# STATED PROBLEM:
Count the lines below that contain the word "this" and give only the number.
★ ★ ★ ★
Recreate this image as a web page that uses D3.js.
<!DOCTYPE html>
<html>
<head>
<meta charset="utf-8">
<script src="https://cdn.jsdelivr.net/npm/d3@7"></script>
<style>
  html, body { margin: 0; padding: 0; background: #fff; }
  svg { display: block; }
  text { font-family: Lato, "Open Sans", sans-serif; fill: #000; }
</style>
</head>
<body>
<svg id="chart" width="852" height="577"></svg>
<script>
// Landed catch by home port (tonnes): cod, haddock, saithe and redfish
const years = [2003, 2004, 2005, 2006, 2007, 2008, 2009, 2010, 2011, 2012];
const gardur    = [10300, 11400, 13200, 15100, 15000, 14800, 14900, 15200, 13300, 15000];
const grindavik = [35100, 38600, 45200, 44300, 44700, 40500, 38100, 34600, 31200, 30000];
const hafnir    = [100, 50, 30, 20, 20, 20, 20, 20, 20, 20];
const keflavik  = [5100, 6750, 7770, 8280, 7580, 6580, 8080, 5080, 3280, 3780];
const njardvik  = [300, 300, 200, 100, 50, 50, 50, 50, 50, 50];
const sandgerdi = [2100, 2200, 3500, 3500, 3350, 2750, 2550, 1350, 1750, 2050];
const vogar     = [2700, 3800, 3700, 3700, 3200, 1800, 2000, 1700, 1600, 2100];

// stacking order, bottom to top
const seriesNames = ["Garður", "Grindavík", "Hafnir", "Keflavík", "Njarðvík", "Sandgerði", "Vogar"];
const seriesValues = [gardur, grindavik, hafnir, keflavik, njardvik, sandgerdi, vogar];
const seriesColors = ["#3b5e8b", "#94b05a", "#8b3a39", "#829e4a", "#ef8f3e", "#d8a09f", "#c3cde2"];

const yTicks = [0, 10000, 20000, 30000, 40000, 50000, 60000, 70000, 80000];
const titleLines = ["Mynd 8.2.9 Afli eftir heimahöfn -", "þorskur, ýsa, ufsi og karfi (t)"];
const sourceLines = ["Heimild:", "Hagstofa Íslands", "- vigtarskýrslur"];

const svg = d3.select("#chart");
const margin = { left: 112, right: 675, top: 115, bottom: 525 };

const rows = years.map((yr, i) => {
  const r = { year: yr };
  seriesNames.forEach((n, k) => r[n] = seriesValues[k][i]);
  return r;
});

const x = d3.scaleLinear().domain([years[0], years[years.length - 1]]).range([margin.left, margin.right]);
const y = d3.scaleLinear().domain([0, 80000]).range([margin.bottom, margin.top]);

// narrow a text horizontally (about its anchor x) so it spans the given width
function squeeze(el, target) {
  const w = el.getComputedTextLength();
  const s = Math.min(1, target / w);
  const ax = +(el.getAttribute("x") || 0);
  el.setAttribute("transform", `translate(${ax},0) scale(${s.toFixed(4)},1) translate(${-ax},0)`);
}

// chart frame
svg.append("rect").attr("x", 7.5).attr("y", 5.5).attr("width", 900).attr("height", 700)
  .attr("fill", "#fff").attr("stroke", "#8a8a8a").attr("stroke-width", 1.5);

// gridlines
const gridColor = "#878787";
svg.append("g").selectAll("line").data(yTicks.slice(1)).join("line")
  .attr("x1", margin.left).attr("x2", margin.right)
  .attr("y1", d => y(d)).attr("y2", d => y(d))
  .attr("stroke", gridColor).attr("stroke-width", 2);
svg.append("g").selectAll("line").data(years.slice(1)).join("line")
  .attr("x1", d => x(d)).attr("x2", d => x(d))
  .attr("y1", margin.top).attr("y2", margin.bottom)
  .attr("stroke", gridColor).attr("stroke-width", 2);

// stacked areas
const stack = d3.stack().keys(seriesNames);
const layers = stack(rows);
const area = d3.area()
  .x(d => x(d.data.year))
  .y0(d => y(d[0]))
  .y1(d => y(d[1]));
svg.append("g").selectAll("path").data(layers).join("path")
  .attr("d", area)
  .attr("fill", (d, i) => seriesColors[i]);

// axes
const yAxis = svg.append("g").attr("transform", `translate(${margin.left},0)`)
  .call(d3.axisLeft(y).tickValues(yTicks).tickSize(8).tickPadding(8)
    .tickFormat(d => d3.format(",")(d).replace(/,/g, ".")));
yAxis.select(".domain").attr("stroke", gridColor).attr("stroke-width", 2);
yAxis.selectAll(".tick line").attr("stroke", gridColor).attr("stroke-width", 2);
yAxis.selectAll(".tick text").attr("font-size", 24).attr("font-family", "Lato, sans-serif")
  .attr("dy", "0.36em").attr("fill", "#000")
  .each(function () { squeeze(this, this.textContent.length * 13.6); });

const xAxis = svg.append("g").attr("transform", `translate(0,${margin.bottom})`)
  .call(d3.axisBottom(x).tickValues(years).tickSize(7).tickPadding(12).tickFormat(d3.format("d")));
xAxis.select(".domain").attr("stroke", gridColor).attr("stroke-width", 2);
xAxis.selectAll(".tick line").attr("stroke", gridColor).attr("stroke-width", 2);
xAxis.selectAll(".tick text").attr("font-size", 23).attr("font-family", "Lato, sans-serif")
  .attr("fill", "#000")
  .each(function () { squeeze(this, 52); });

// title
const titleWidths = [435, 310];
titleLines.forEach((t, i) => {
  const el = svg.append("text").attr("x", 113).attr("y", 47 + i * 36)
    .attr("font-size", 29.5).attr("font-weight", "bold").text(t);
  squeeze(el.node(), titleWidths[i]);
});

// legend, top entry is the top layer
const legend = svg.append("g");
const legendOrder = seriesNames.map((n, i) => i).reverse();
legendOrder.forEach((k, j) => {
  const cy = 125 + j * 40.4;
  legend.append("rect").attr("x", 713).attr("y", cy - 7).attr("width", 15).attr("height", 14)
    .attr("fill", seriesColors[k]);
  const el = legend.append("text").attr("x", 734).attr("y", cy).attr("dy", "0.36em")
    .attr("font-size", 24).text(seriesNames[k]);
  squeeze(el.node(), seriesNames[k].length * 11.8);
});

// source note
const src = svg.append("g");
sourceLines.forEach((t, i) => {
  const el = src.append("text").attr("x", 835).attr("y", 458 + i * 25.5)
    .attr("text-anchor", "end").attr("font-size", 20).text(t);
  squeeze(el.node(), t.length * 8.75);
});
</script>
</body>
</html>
★ ★ ★ ★
# EXERCISE ANSWER:
3